The selection of countries and cases to comprise the field of research was based on three main criteria:
1) places with significant migratory flows and with specific characteristics,
2) particularly vulnerable and racially stigmatized migrant profiles or groups in each context, and
3) institutions where educational practices and actions are currently promoted, to contribute to reducing the educational inequities affecting migrant young people.

The case study developed in Spain addressed concerns associated with the higher levels of ESL among racialized and minoritized young people with migrant background.

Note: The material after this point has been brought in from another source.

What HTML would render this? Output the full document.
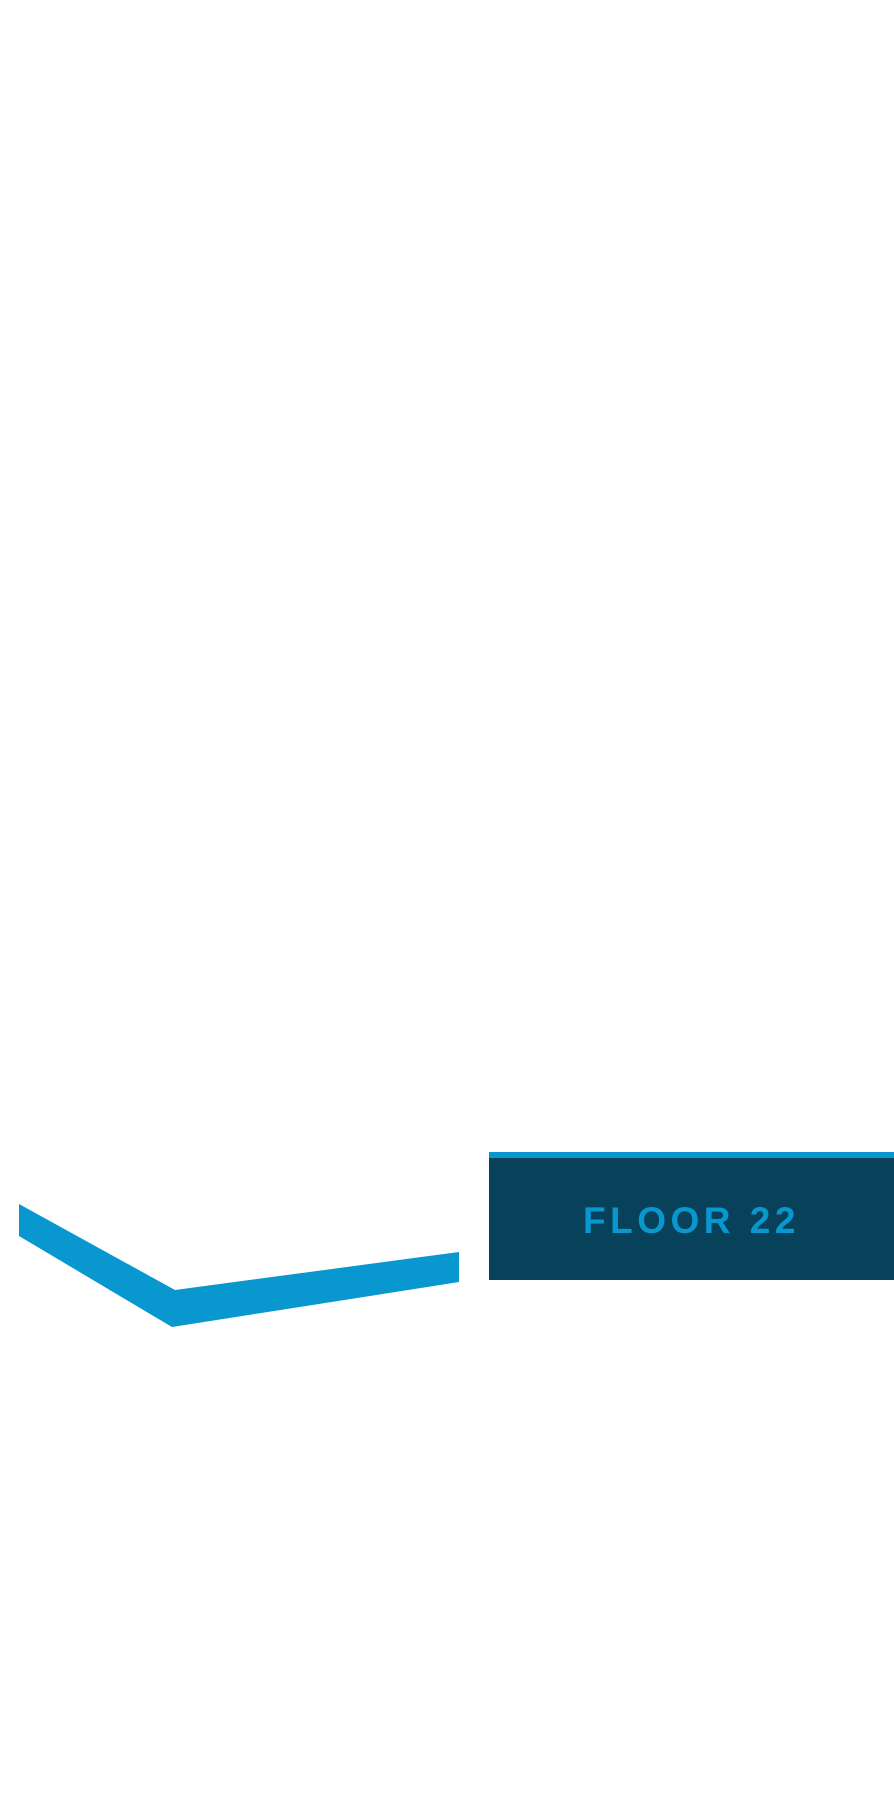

Considering that ESL has a multidimensional nature that can be explained through social, systemic, institutional, relational, and subjective factors, the main objective of the case was to approach the educational trajectory of young people of migrant origin to analyze the factors that have led to the premature interruption of secondary compulsory schooling.

The case study developed within a second chance school of the city of Barcelona seeks to:
a) approach the schooling trajectory of young people of migrant origin to know their lived experiences of school (dis)affection and in this way to delve into the mechanisms of production of exclusion by educational policies and practices and
b) identify educational strategies, procedures and practices of re-engaging young people into a virtuous circle of learning after a long journey of progressive disaffection towards schooling produced by situations of exclusion and violence, continuous academic failures, low self-esteem and lack of motivation.
Keywords:
Early school leaving, education, migration, racism, narrative research.